If you want a Nissan Qashqai but you find the interior a bit too small for your growing family, the X-Trail is the car you're looking for. It's just as comfortable and easy-to-drive as its smaller sibling, but with much more back row space, a bigger boot and the option of seven seats. 

If size is what you’re after then you’ll find plenty of it. There’s more than enough space for adults in the back row and, for an extra £700, you can get a third row of seats. These are really for occasional and will fit only smaller kids, use but they give the X-Trail added practicality - just remember to try the Skoda Kodiaq too, since it's a similar price and also provides the option of seven seats. 

If you go for a five-seat X-Trail you get a spacious 550-litre boot, which has a two-part adjustable load floor for extra flexibility. This is further enhanced by the fact the middle row of seats are mounted on runners, so you can pick between more legroom or load space. Alternatively you can fold the seats entirely to maximise carrying space.

The engine range includes a 163PS petrol, which is a good fit for the X-Trail and provides ample performance, plus a 130PS 1.6-litre dCi diesel. It might sound too small for such a large car but it's more than capable thanks to peak torque of 320Nm. If you do need more go, there's a 2.0-litre dCi with 177PS and 380Nm of torque.
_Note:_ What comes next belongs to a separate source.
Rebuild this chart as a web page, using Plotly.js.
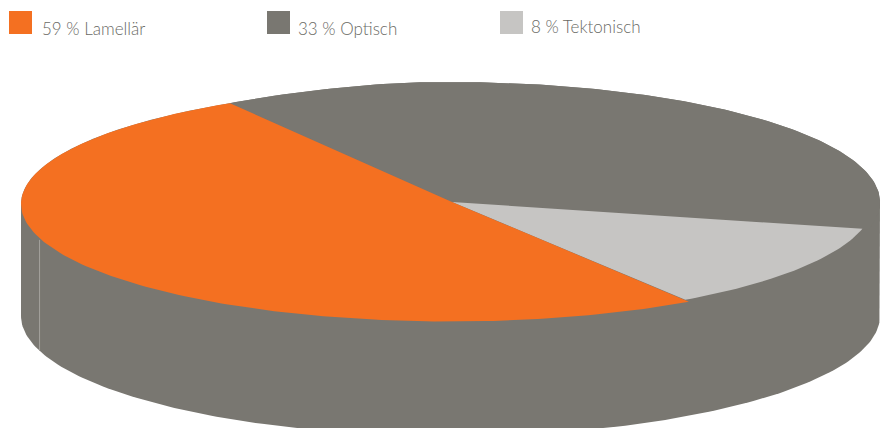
<!DOCTYPE html>
<html>
<head>
<meta charset="utf-8">
<script src="https://cdn.plot.ly/plotly-3.0.1.min.js"></script>
<style>html,body{margin:0;padding:0;background:#fff}#chart{width:884px;height:428px}</style>
</head>
<body>
<div id="chart"></div>
<script>
// Data
const categories = ['Lamellär', 'Optisch', 'Tektonisch'];
const legendPercent = [59, 33, 8];
// Shares of the drawn disc (the perspective drawing differs from the labels).
const drawnShare = [50.78, 37.25, 11.97];
const colors = ['#F47021', '#797771', '#C6C5C3'];

// Disc geometry (axis units equal page pixels)
const disc = {cx: 450.5, cy: 202, rx: 429.5, ry: 120, depth: 114, apexX: 452, start: -30.9, rimBlend: 25};
const sliceRx = [1, 1, 0.985];
const sliceRy = [0.979, 1, 0.98];
const sliceDy = [2, 0, 0];
const drawOrder = [1, 2, 0];       // clockwise from disc.start
const seamAngle = -106.9;
const legendBoxX = [20.5, 278.5, 511.5];
const legendTextX = [39.5, 296, 529];
const legendTextY = [28.5, 28.5, 26.5];

const rad = d => d * Math.PI / 180;
const ex = (t, k = 1) => disc.cx + disc.rx * k * Math.sin(rad(t));
const ey = (t, k = 1, dy = 0) => disc.cy + dy - disc.ry * k * Math.cos(rad(t));

function range(a, b, n) {
  const out = [];
  for (let i = 0; i <= n; i++) out.push(a + (b - a) * i / n);
  return out;
}

// Silhouette: the rim follows the orange slice on the upper left and eases
// to the full upper ellipse behind it; the lower half is the lower ellipse.
function rimY(t) {
  const w = Math.min(1, Math.max(0, (t - disc.start) / disc.rimBlend));
  return ey(t, sliceRy[0] + (1 - sliceRy[0]) * w, sliceDy[0] * (1 - w));
}
const upper = range(-90, 90, 180), lower = range(90, 270, 180);
const side = {
  x: upper.map(t => ex(t)).concat(lower.map(t => ex(t))),
  y: upper.map(rimY).concat(lower.map(t => ey(t, 1, disc.depth)))
};

const traces = [{
  type: 'scatter', mode: 'lines', x: side.x, y: side.y, fill: 'toself',
  fillcolor: colors[1], line: {width: 0}, hoverinfo: 'skip', showlegend: false
}, {
  type: 'scatter', mode: 'lines',
  x: [ex(seamAngle), ex(seamAngle)],
  y: [ey(seamAngle) + 3, ey(seamAngle, 1, disc.depth)],
  line: {color: '#A3A19D', width: 1}, hoverinfo: 'skip', showlegend: false
}];

let a = disc.start;
drawOrder.forEach(i => {
  const sweep = drawnShare[i] * 3.6;
  const ts = range(a, a + sweep, Math.ceil(sweep));
  traces.push({
    type: 'scatter', mode: 'lines', name: categories[i],
    x: [disc.apexX].concat(ts.map(t => ex(t, sliceRx[i]))),
    y: [disc.cy].concat(ts.map(t => i === 1 ? rimY(t) : ey(t, sliceRy[i], sliceDy[i]))),
    fill: 'toself', fillcolor: colors[i], line: {width: 0},
    hoverinfo: 'skip', showlegend: false
  });
  a += sweep;
});

traces.push({
  type: 'scatter', mode: 'markers',
  x: legendBoxX, y: categories.map(() => 22.5),
  marker: {symbol: 'square', size: 23, color: colors, line: {width: 0}},
  hoverinfo: 'skip', showlegend: false
});

const annotations = categories.map((c, i) => ({
  x: legendTextX[i], y: legendTextY[i], xref: 'x', yref: 'y',
  xanchor: 'left', yanchor: 'middle', showarrow: false,
  text: legendPercent[i] + ' % ' + c,
  font: {family: 'Lato, sans-serif', size: 17, weight: 300, color: '#6a6a65'}
}));

Plotly.newPlot('chart', traces, {
  width: 884, height: 428,
  margin: {l: 0, r: 0, t: 0, b: 0},
  paper_bgcolor: '#fff', plot_bgcolor: '#fff',
  showlegend: false,
  xaxis: {range: [0, 884], visible: false, fixedrange: true},
  yaxis: {range: [428, 0], visible: false, fixedrange: true},
  annotations: annotations
}, {displayModeBar: false, staticPlot: true});
</script>
</body>
</html>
Two-wheel drive is standard but for those who live in areas with a tough climate there is an all-wheel drive option. There's also a CVT transmission option which is smooth and quiet for the most part, only droning when accelerating hard. 

With seven seats and a reasonable 2000kg braked towing weight, the X-Trail is capable of all sorts of family tasks including caravan holidays. Some might think it’s too similar to the Qashqai to spend the extra money on, while rivals including the Skoda Kodiaq are plusher and more upmarket - but it’s certainly worth a look if you demand a comfortable, easy-to-drive car with plenty of space.